The Chamonix Venue. PHOTO: FREERIDE WORLD TOUR

In any freeride competition, the ultimate goal is to leave some sort of lasting impression on the judges. Whether it’s through massive air, trickery, creativeness, or even just enthusiasm, the goal is to stand out. Odds are, if the judges can’t remember a run off the top of their heads, that athlete probably isn’t ending up on the podium. As unique as any athlete’s run may be in his or her mind, by the time the final competitor has gone, most runs will blur together. It’s this ability to stand out, in some way, shape, or form, that will separate those in the highlight reel from those in the credits.

In the context of the Chamonix venue, that may be no easy task.
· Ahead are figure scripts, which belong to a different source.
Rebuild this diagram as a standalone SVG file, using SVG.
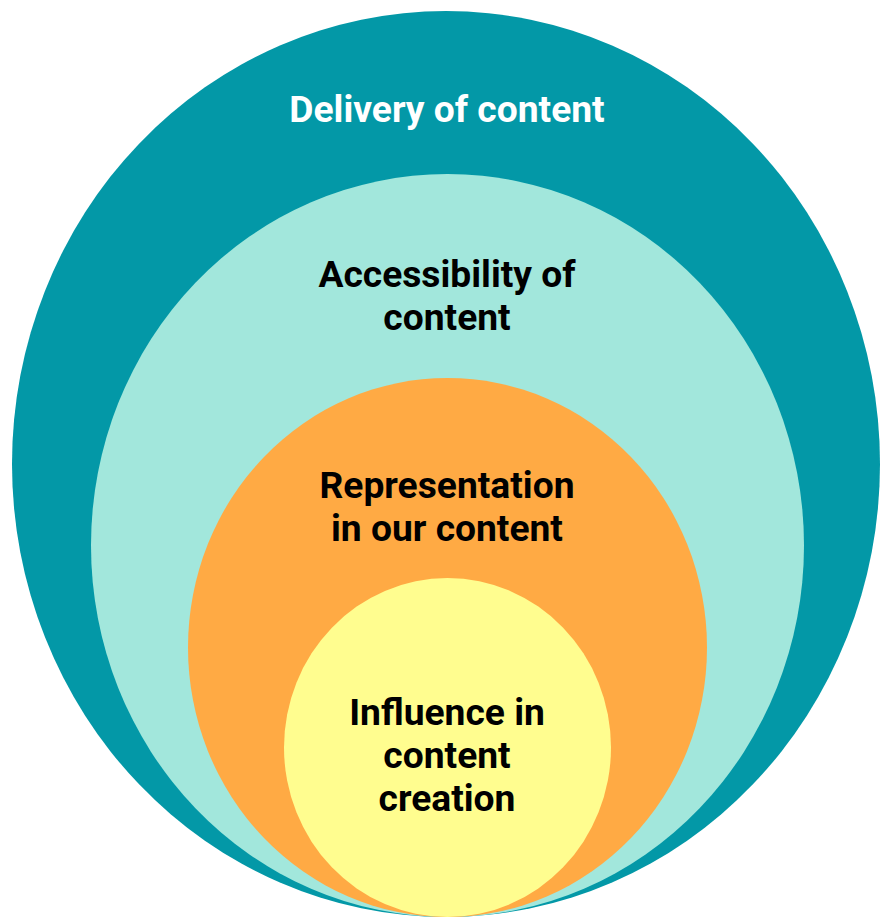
<svg xmlns="http://www.w3.org/2000/svg" width="881" height="918" viewBox="0 0 881 918">
<style>
text{font-family:Roboto,"Liberation Sans",sans-serif;font-weight:bold;font-size:37.2px;text-anchor:middle}
.w{fill:#ffffff}
.k{fill:#000000}
</style>
<rect width="881" height="918" fill="#ffffff"/>
<g id="delivery">
<ellipse cx="446" cy="464" rx="434" ry="453" fill="#0398A7"/>
<text class="w" x="447" y="122">Delivery of content</text>
</g>
<g id="accessibility">
<ellipse cx="447.5" cy="545.5" rx="356.5" ry="371.5" fill="#A2E7DC"/>
<text class="k" x="447" y="287">Accessibility of</text>
<text class="k" x="447" y="330">content</text>
</g>
<g id="representation">
<ellipse cx="447.5" cy="647.5" rx="259.5" ry="269.5" fill="#FFAA44"/>
<text class="k" x="447" y="498">Representation</text>
<text class="k" x="447" y="541">in our content</text>
</g>
<g id="influence">
<ellipse cx="447.5" cy="747.5" rx="163.5" ry="169.5" fill="#FFFD8F"/>
<text class="k" x="447" y="725">Influence in</text>
<text class="k" x="447" y="768">content</text>
<text class="k" x="447" y="811">creation</text>
</g>
<g id="connectors"></g>
</svg>
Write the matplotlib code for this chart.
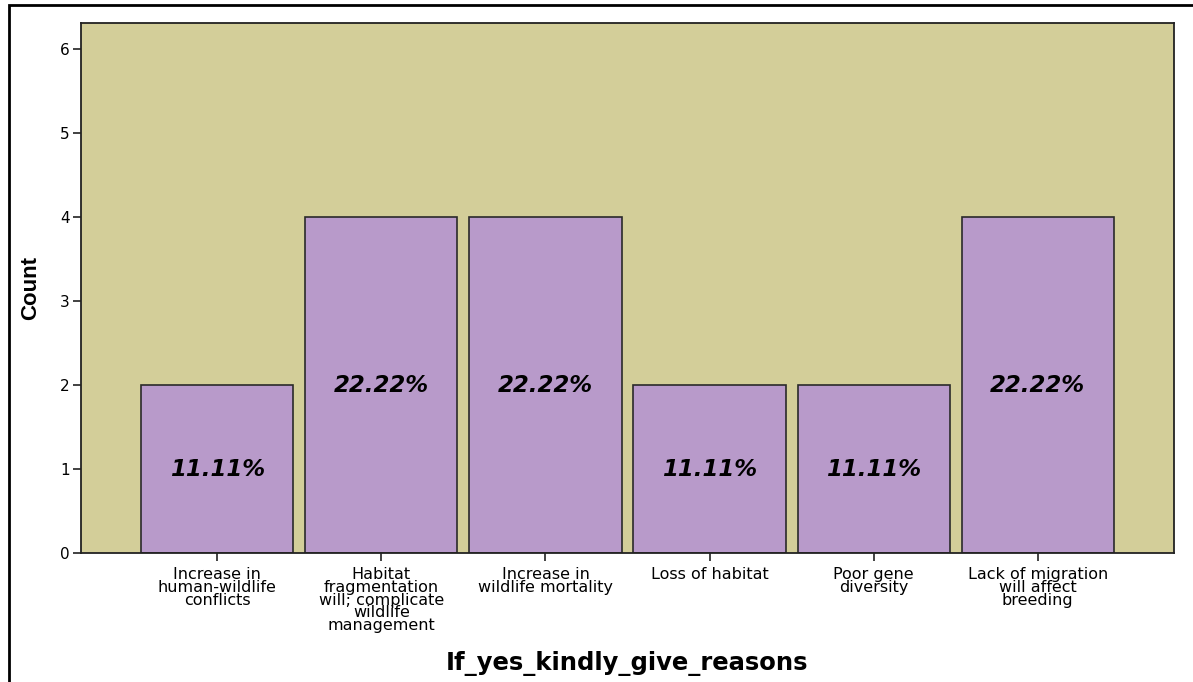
import matplotlib.pyplot as plt
from matplotlib.patches import Rectangle
from matplotlib import font_manager

categories = [
    "Increase in\nhuman-wildlife\nconflicts",
    "Habitat\nfragmentation\nwill; complicate\nwildlife\nmanagement",
    "Increase in\nwildlife mortality",
    "Loss of habitat",
    "Poor gene\ndiversity",
    "Lack of migration\nwill affect\nbreeding",
]
counts = [2, 4, 4, 2, 2, 4]
pct_labels = ["11.11%", "22.22%", "22.22%", "11.11%", "11.11%", "22.22%"]

names = {f.name for f in font_manager.fontManager.ttflist}
narrow = "Liberation Sans Narrow" if "Liberation Sans Narrow" in names else "Liberation Sans"
plt.rcParams["font.family"] = ["DejaVu Sans"]

fig = plt.figure(figsize=(11.93, 6.82), dpi=100)
ax = fig.add_axes([81 / 1193, 1 - 553 / 682, (1174 - 81) / 1193, (553 - 23) / 682])

x = range(len(categories))
ax.bar(x, counts, width=0.927, color="#B89ACA", edgecolor="#2a2a2a", linewidth=1.2, zorder=2)
ax.set_facecolor("#D3CE99")
ax.set_xlim(-0.83, 5.83)
ax.set_ylim(0, 6.31)
ax.set_yticks(range(7))
ax.set_xticks(list(x))
ax.set_xticklabels(categories, fontsize=11.5, linespacing=0.82)
ax.tick_params(axis="both", direction="out", length=6, width=1.2, color="#222222")
ax.tick_params(axis="y", labelsize=11, pad=2)
ax.tick_params(axis="x", pad=4)
for s in ax.spines.values():
    s.set_linewidth(1.3)
    s.set_color("#222222")

for xi, c, lab in zip(x, counts, pct_labels):
    ax.text(xi, c / 2, lab, ha="center", va="center", fontsize=16.5,
            fontweight="bold", fontstyle="italic", zorder=3)

ax.set_ylabel("Count", fontsize=16, fontweight="bold", family=narrow, labelpad=14)
fig.text((81 + 1174) / 2 / 1193, 1 - 664 / 682, "If_yes_kindly_give_reasons",
         ha="center", va="center", fontsize=17.5, fontweight="bold")

fig.patches.append(Rectangle((9 / 1193, -0.1), 1.2, 1 - 5 / 682 + 0.1,
                             transform=fig.transFigure, fill=False,
                             edgecolor="black", linewidth=2))

fig.savefig("out.png", dpi=100)
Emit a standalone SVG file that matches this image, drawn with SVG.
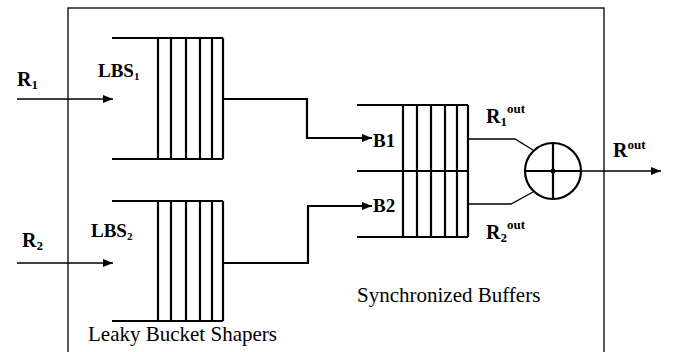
<svg xmlns="http://www.w3.org/2000/svg" width="682" height="352" viewBox="0 0 682 352">
<defs>
<marker id="ah" viewBox="0 0 10 8" refX="10" refY="4" markerWidth="10" markerHeight="8" markerUnits="userSpaceOnUse" orient="auto">
<path d="M0,0 L10,4 L0,8 Z" fill="#000"/>
</marker>
</defs>
<style>
.q{stroke:#000;stroke-width:2.2;fill:none}
.thin{stroke:#000;stroke-width:1.4;fill:none}
text{font-family:'Liberation Serif','Times New Roman','DejaVu Serif',serif;fill:#000}
.b{font-weight:bold}
.n{font-size:21px}
</style>
<rect id="frame" x="68" y="8" width="536" height="360" fill="none" stroke="#000" stroke-width="1.3"/>
<g id="lbs1">
<path class="q" d="M112,38 H223 M112,159 H223 M158,38 V159 M171,38 V159 M186,38 V159 M200,38 V159 M212,38 V159 M223,38 V159"/>
<text class="b" x="98" y="77" font-size="19">LBS<tspan font-size="11" dy="3">1</tspan></text>
</g>
<g id="lbs2">
<path class="q" d="M112,201 H223 M112,321 H223 M158,201 V321 M171,201 V321 M186,201 V321 M200,201 V321 M212,201 V321 M223,201 V321"/>
<text class="b" x="91" y="237" font-size="19">LBS<tspan font-size="11" dy="3">2</tspan></text>
</g>
<g id="sync">
<path class="q" d="M357,105 H468 M357,171 H468 M357,237 H468 M403,105 V237 M417,105 V237 M431,105 V237 M445,105 V237 M457,105 V237 M468,105 V237"/>
<text class="b" x="373" y="147" font-size="19">B1</text>
<text class="b" x="373" y="212" font-size="19">B2</text>
</g>
<g id="sum">
<circle cx="553" cy="171" r="28" fill="none" stroke="#000" stroke-width="2.2"/>
<path class="q" d="M525,171 H581 M553,143 V199"/>
<circle cx="553" cy="171" r="2.5" fill="#000"/>
</g>
<g id="labels">
<text class="b" x="17" y="86" font-size="20">R<tspan font-size="13" dy="3">1</tspan></text>
<text class="b" x="22" y="247" font-size="20">R<tspan font-size="13" dy="3">2</tspan></text>
<text class="b" x="486" y="123" font-size="20">R<tspan font-size="13" dy="3">1</tspan><tspan font-size="13" dy="-13">out</tspan></text>
<text class="b" x="486" y="239" font-size="20">R<tspan font-size="13" dy="3">2</tspan><tspan font-size="13" dy="-13">out</tspan></text>
<text class="b" x="613" y="157" font-size="20">R<tspan font-size="13" dy="-8">out</tspan></text>
<text class="n" x="88" y="341">Leaky Bucket Shapers</text>
<text class="n" x="357" y="302">Synchronized Buffers</text>
</g>
<g id="connectors">
<path class="thin" d="M17,99 H113" marker-end="url(#ah)"/>
<path class="thin" d="M17,263 H113" marker-end="url(#ah)"/>
<path class="q" d="M223,99 H307 V138 H372" marker-end="url(#ah)"/>
<path class="q" d="M223,263 H308 V206 H372" marker-end="url(#ah)"/>
<path class="thin" d="M468,139 H515 L533,150"/>
<path class="thin" d="M468,204 H511 L533,192"/>
<path class="thin" d="M581,171 H661" marker-end="url(#ah)"/>
</g>
</svg>
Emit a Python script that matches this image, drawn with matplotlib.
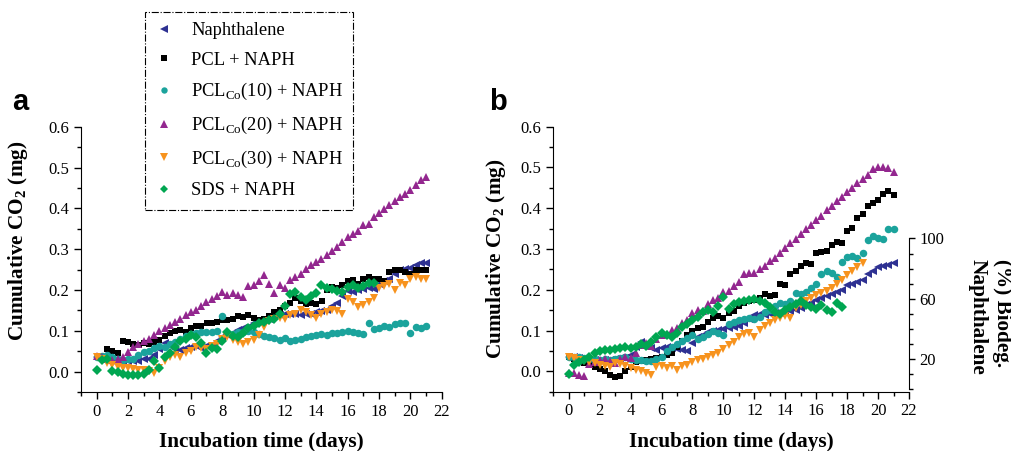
import matplotlib
matplotlib.use("Agg")
import matplotlib.pyplot as plt
from matplotlib.ticker import MultipleLocator, FixedLocator, FormatStrFormatter
import matplotlib.transforms as mtransforms
import numpy as np

plt.rcParams['font.family'] = ['Liberation Serif', 'DejaVu Serif']
plt.rcParams['mathtext.fontset'] = 'custom'
plt.rcParams['mathtext.rm'] = 'Liberation Serif'
plt.rcParams['mathtext.bf'] = 'Liberation Serif:bold'

# sampling step of the measurements (days)
step = 1 / 3

labels = ["Naphthalene", "PCL + NAPH",
          r"PCL$_{\mathrm{Co}}$(10) + NAPH", r"PCL$_{\mathrm{Co}}$(20) + NAPH",
          r"PCL$_{\mathrm{Co}}$(30) + NAPH", "SDS + NAPH"]
colors = ["#2e3192", "#000000", "#1ba39c", "#93278f", "#f7931e", "#00a651"]
markers = ["<", "s", "o", "^", "v", "D"]
msizes = [6.0, 5.0, 5.4, 6.4, 6.4, 4.8]

# ---- panel a : cumulative CO2 (mg) ----
a_start = [0.0, 0.67, 0.0, 0.0, 0.0, 0.0]
a_naph = [.035, .033, .030, .027, .025, .026, .025, .027, .026, .030, .032, .040,
          .055, .070, .062, .055, .052, .058, .060, .063, .058, .062, .064, .075,
          .085, .090, .095, .102, .106, .110, .118, .122, .126, .130, .136, .138,
          .140, .142, .140, .138, .140, .142, .145, .148, .152, .160, .168, .185,
          .198, .195, .200, .202, .205, .203, .215, .222, .228, .240, .248, .252,
          .255, .260, .265, .266]
a_pcl = [.055, .050, .045, .075, .072, .068, .066, .070, .068, .072, .078, .088,
         .095, .100, .102, .098, .106, .112, .112, .118, .120, .122, .126, .126,
         .130, .135, .134, .138, .132, .126, .128, .136, .145, .152, .160, .168,
         .180, .172, .165, .168, .165, .172, .200, .208, .205, .212, .222, .225,
         .215, .228, .232, .228, .226, .222, .245, .248, .250, .245, .240, .248,
         .250, .248]
a_co10 = [.035, .038, .040, .035, .030, .028, .030, .032, .040, .048, .050, .058,
          .062, .060, .068, .072, .080, .088, .092, .095, .098, .096, .098, .100,
          .135, .095, .092, .096, .098, .100, .098, .092, .088, .085, .082, .078,
          .082, .075, .078, .080, .085, .088, .090, .092, .090, .095, .094, .096,
          .100, .096, .094, .092, .118, .104, .108, .112, .110, .116, .120, .118,
          .095, .110, .108, .112]
a_co20 = [.037, .035, .030, .028, .030, .035, .048, .060, .068, .075, .080, .090,
          .100, .108, .115, .122, .130, .138, .146, .152, .160, .170, .178, .184,
          .195, .188, .192, .188, .182, .210, .212, .222, .236, .215, .192, .212,
          .205, .225, .232, .240, .252, .262, .268, .276, .285, .295, .305, .318,
          .330, .338, .345, .360, .362, .378, .388, .398, .408, .418, .428, .435,
          .445, .458, .470, .476]
a_co30 = [.035, .030, .020, .015, .012, .010, .008, .006, .005, .005, .002, -.004,
          .010, .025, .035, .040, .035, .045, .050, .060, .058, .055, .062, .068,
          .080, .085, .078, .072, .068, .072, .078, .090, .110, .125, .128, .132,
          .130, .138, .142, .150, .145, .138, .132, .140, .146, .152, .148, .142,
          .178, .170, .158, .162, .170, .180, .205, .210, .215, .200, .218, .212,
          .228, .232, .228, .226]
a_sds = [.003, .028, .032, .002, -.002, -.005, -.008, -.009, -.008, -.007, .005, .025,
         .008, .035, .045, .060, .075, .080, .090, .085, .070, .045, .058, .055,
         .075, .098, .088, .085, .095, .108, .112, .118, .122, .126, .130, .140,
         .160, .190, .195, .182, .175, .185, .192, .212, .205, .202, .198, .195,
         .208, .212, .206, .210, .216, .218]

# ---- panel b ----
b_start = [0.0, 0.0, 0.0, 0.0, 0.0, 0.0]
b_naph = [.035, .034, .032, .030, .028, .027, .025, .027, .028, .030, .032, .033,
          .040, .060, .072, .065, .058, .052, .058, .060, .058, .055, .052, .050,
          .070, .085, .090, .096, .100, .102, .104, .106, .108, .110, .118, .128,
          .138, .140, .138, .140, .143, .142, .145, .147, .150, .155, .162, .168,
          .175, .180, .185, .190, .195, .200, .212, .215, .218, .225, .238, .245,
          .255, .258, .260, .265]
b_pcl = [.035, .030, .025, .020, .015, .010, .005, .000, -.008, -.015, -.012, .000,
         .010, .022, .025, .028, .030, .032, .035, .040, .045, .060, .075, .090,
         .100, .105, .108, .120, .130, .135, .130, .142, .148, .160, .168, .172,
         .175, .180, .190, .185, .188, .215, .212, .238, .245, .258, .265, .262,
         .290, .292, .295, .310, .318, .315, .345, .352, .375, .385, .405, .412,
         .420, .435, .442, .432]
b_co10 = [.035, .036, .035, .032, .030, .030, .028, .030, .028, .030, .032, .035,
          .030, .028, .028, .026, .025, .030, .035, .050, .060, .068, .075, .082,
          .090, .080, .085, .092, .098, .095, .088, .115, .120, .125, .128, .130,
          .128, .132, .145, .150, .160, .168, .165, .172, .192, .190, .195, .205,
          .215, .238, .245, .240, .232, .268, .280, .282, .278, .290, .322, .332,
          .328, .325, .350, .348]
b_co20 = [-.003, -.005, -.008, -.012, .018, .022, .028, .030, .025, .020, .030, .035,
          .032, .045, .065, .070, .062, .080, .090, .092, .102, .105, .118, .125,
          .142, .150, .148, .165, .175, .180, .195, .198, .210, .218, .238, .240,
          .242, .250, .258, .270, .278, .290, .302, .315, .325, .338, .348, .360,
          .372, .382, .395, .405, .418, .428, .440, .450, .462, .472, .482, .495,
          .500, .502, .498, .488]
b_co30 = [.035, .032, .028, .025, .022, .020, .016, .013, .010, .020, .018, .012,
          .008, .004, .000, -.004, -.008, .010, .012, .008, .012, .002, .012, .015,
          .022, .028, .030, .035, .040, .045, .055, .065, .072, .085, .092, .095,
          .085, .102, .112, .118, .125, .130, .135, .130, .155, .162, .172, .180,
          .188, .192, .198, .205, .215, .225, .235, .245, .255, .265]
b_sds = [-.006, .015, .022, .028, .035, .045, .050, .052, .053, .055, .058, .060,
         .056, .060, .068, .062, .072, .085, .095, .090, .085, .095, .108, .115,
         .125, .132, .145, .150, .146, .160, .182, .152, .165, .170, .172, .175,
         .178, .172, .168, .158, .145, .140, .150, .158, .165, .172, .162, .158,
         .152, .162, .150, .145, .168, .158]

# right axis of panel b (% biodegradation)
bio_ticks = [0, 10, 20, 30, 40, 50, 60, 70, 80, 90, 100]
bio_labels = [20, 60, 100]

panel_a = [a_naph, a_pcl, a_co10, a_co20, a_co30, a_sds]
panel_b = [b_naph, b_pcl, b_co10, b_co20, b_co30, b_sds]

fig = plt.figure(figsize=(10.11, 4.51), dpi=100)
ax1 = fig.add_axes([0.0801, 0.1308, 0.3568, 0.5883])
ax2 = fig.add_axes([0.5473, 0.1315, 0.3518, 0.5876])


def style_axis(ax):
    ax.set_xlim(-1, 22)
    ax.set_ylim(-0.05, 0.6)
    ax.spines['top'].set_visible(False)
    ax.spines['right'].set_visible(False)
    ax.xaxis.set_major_locator(MultipleLocator(2))
    ax.xaxis.set_minor_locator(MultipleLocator(1))
    ax.yaxis.set_major_locator(FixedLocator([0, .1, .2, .3, .4, .5, .6]))
    ax.yaxis.set_minor_locator(MultipleLocator(0.05))
    ax.yaxis.set_major_formatter(FormatStrFormatter('%.1f'))
    ax.tick_params(which='major', direction='out', length=5, width=1, labelsize=12)
    ax.tick_params(which='minor', direction='out', length=3, width=1)
    ax.set_xlabel("Incubation time (days)", fontsize=15.3, fontweight='bold',
                  labelpad=9)
    ax.set_ylabel(r"Cumulative CO$_{\mathbf{2}}$ (mg)", fontsize=15.3,
                  fontweight='bold')


for ax, data, starts in [(ax1, panel_a, a_start), (ax2, panel_b, b_start)]:
    for vals, st, c, m, ms, lab in zip(data, starts, colors, markers, msizes, labels):
        days = st + np.arange(len(vals)) * step
        ax.plot(days, vals, linestyle='none', marker=m, color=c, markersize=ms,
                markeredgewidth=0, label=lab)
    style_axis(ax)

ax1.yaxis.set_label_coords(-0.142, 0.57)
ax2.yaxis.set_label_coords(-0.128, 0.5)

# right hand axis on panel b
ax3 = ax2.twinx()
ax3.set_ylim(-1.5, 174)
ax3.spines['top'].set_visible(False)
ax3.spines['left'].set_visible(False)
ax3.spines['bottom'].set_visible(False)
ax3.spines['right'].set_bounds(0, 100)
ax3.yaxis.set_major_locator(FixedLocator(bio_labels))
ax3.yaxis.set_minor_locator(FixedLocator(bio_ticks))
ax3.tick_params(which='major', direction='out', length=4, width=1, labelsize=12)
ax3.tick_params(which='minor', direction='out', length=3, width=1)
trans = mtransforms.blended_transform_factory(ax3.transAxes, ax3.transData)
ax3.text(1.228, 48, "(%) Biodeg.\nNaphthalene", transform=trans, rotation=270,
         ha='center', va='center', multialignment='left', fontsize=15.3,
         fontweight='bold', linespacing=1.3)

# panel letters
fig.text(0.012, 0.742, "a", fontsize=21, fontweight='bold',
         family='Liberation Sans', va='bottom')
fig.text(0.484, 0.742, "b", fontsize=21, fontweight='bold',
         family='Liberation Sans', va='bottom')

handles, labs = ax1.get_legend_handles_labels()
leg = fig.legend(handles, labs, loc='upper left',
                 bbox_to_anchor=(145 / 1011, 1 - 12 / 451), borderaxespad=0,
                 fontsize=13.3, numpoints=1, handlelength=1.0, handletextpad=0.95,
                 labelspacing=0.68, borderpad=0.55, fancybox=False, framealpha=1,
                 markerscale=0.85)
frame = leg.get_frame()
frame.set_edgecolor('black')
frame.set_linewidth(0.8)
frame.set_linestyle('-.')

plt.savefig("out.png", dpi=100)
Unlike the venues in Italy and Canada, this venue in France isn’t as stacked with options. The upper portion has some opportunities for larger airs and some nicely shaped booters, but generally it’s a one-move section, particularly with larger moves that will send athletes nuking out into the lower portion of the venue. The lower half of the venue will be all about trickery, with numerous wind lips and rolls. This is where athletes with park backgrounds will thrive, hoping to separate themselves from the rest of the field, where they may not have been able to in the upper section.

Bottom line, even though the lower sections will favor the park guys and girls, the upper portion is substantial enough that it will outweigh anything that happens down low. Look for guys like Seb Michaud, with his iconic backflip, to thrive, as well as Julian Lopez, who won on this same venue in 2010, and Kiwi darkhorse Charlie Lyons. With a stacked field of 66 riders between the four categories, it’s unlikely that any feature will remain untouched by the end.